2014-08-09
Explanation
The Joke
Two people are walking through the woods discussing free will. One asks "Do you think we have free will?" The other responds that it is a "vacuous question" because a vast assemblage of neurons, many of which are in open competition, can be said to have "free will." When challenged on how justice works if there is no free will and people cannot be held responsible for their actions, the philosopher dismisses it as "one of the hard consequences of realism we have to live with."
Then the philosopher casually mentions: "I overfed your goldfish today. It's dead." The other person shouts "WHAT?!"
The Humor
The comic skewers the way philosophical arguments about determinism and free will can be conveniently deployed to avoid personal responsibility. The philosopher gives a sophisticated-sounding argument about how free will is a meaningless concept and that we simply have to accept that people cannot truly be held responsible for their actions -- then immediately reveals that he killed the other person's goldfish through negligence.

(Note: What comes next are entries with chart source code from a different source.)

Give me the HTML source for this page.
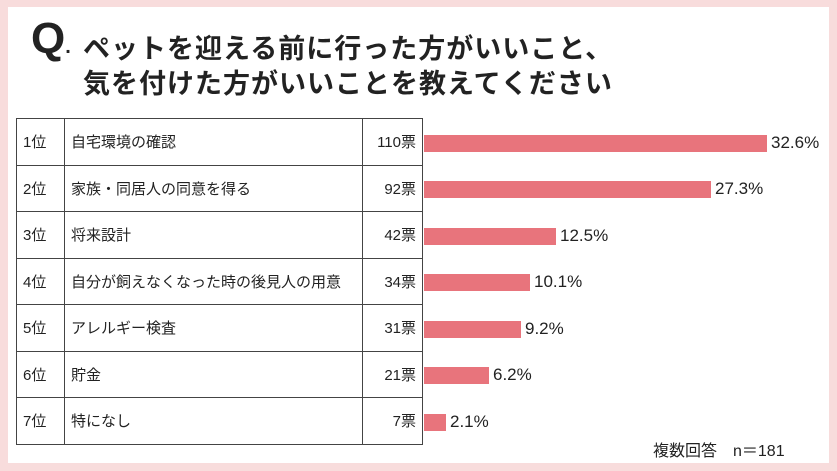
<!DOCTYPE html>
<html><head><meta charset="utf-8"><style>
body{margin:0;width:837px;height:471px;background:#f8dcdc;position:relative;overflow:hidden;font-family:"Liberation Sans","Noto Sans CJK JP",sans-serif;color:#222}
.in{position:absolute;left:8px;top:7px;width:821px;height:456px;background:#fff}
.q{position:absolute;left:31px;top:14px;font-size:44px;font-weight:bold}
.t{position:absolute;left:83px;font-size:27px;font-weight:bold;letter-spacing:1px}
table{position:absolute;left:16px;top:118px;border-collapse:collapse;font-size:15px}
td{border:1.5px solid #444;height:45.5px;padding:0 6px}
.bar{position:absolute;left:424px;height:17px;background:#e8747c}
.p{position:absolute;font-size:17px}
</style></head><body>
<div class="in"></div>
<div class="q">Q<span style="font-size:20px">.</span></div>
<div class="t" style="top:27px">ペットを迎える前に行った方がいいこと、</div>
<div class="t" style="top:62px">気を付けた方がいいことを教えてください</div>
<table>
<tr><td style="width:35px">1位</td><td style="width:285px">自宅環境の確認</td><td style="width:47px;text-align:right">110票</td></tr>
<tr><td>2位</td><td>家族・同居人の同意を得る</td><td style="text-align:right">92票</td></tr>
<tr><td>3位</td><td>将来設計</td><td style="text-align:right">42票</td></tr>
<tr><td>4位</td><td>自分が飼えなくなった時の後見人の用意</td><td style="text-align:right">34票</td></tr>
<tr><td>5位</td><td>アレルギー検査</td><td style="text-align:right">31票</td></tr>
<tr><td>6位</td><td>貯金</td><td style="text-align:right">21票</td></tr>
<tr><td>7位</td><td>特になし</td><td style="text-align:right">7票</td></tr>
</table>
<div class="bar" style="top:135px;width:343px"></div><div class="p" style="left:771px;top:133px">32.6%</div>
<div class="bar" style="top:181px;width:287px"></div><div class="p" style="left:715px;top:179px">27.3%</div>
<div class="bar" style="top:228px;width:132px"></div><div class="p" style="left:560px;top:226px">12.5%</div>
<div class="bar" style="top:274px;width:106px"></div><div class="p" style="left:534px;top:272px">10.1%</div>
<div class="bar" style="top:321px;width:97px"></div><div class="p" style="left:525px;top:319px">9.2%</div>
<div class="bar" style="top:367px;width:65px"></div><div class="p" style="left:493px;top:365px">6.2%</div>
<div class="bar" style="top:414px;width:22px"></div><div class="p" style="left:450px;top:412px">2.1%</div>
<div class="p" style="left:653px;top:437px;font-size:16px">複数回答　n＝181</div>
</body></html>
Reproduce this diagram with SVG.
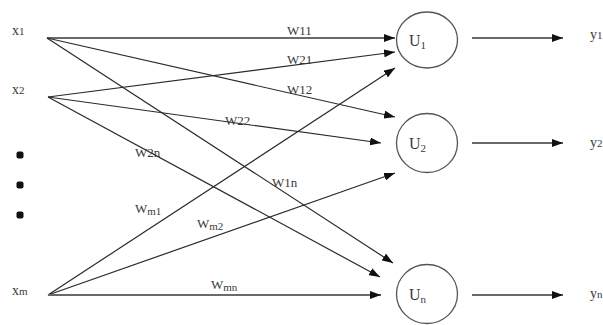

The punchline exposes the hypocrisy: his abstract philosophical position that "people cannot be held responsible" was actually a setup to dodge blame for a very concrete act of carelessness. The other person's outraged "WHAT?!" shows that philosophical arguments about determinism tend to evaporate the moment someone wrongs you personally. The comic highlights the gap between intellectually accepting that free will may be an illusion and emotionally accepting the consequences of that position when it affects you directly.
References
The free will debate is one of the oldest problems in philosophy, with determinists arguing that all events (including human decisions) are determined by prior causes, and libertarians (in the philosophical sense) arguing that humans possess genuine free will. Compatibilism, which the first philosopher seems to gesture toward, attempts to reconcile determinism with a meaningful notion of free will.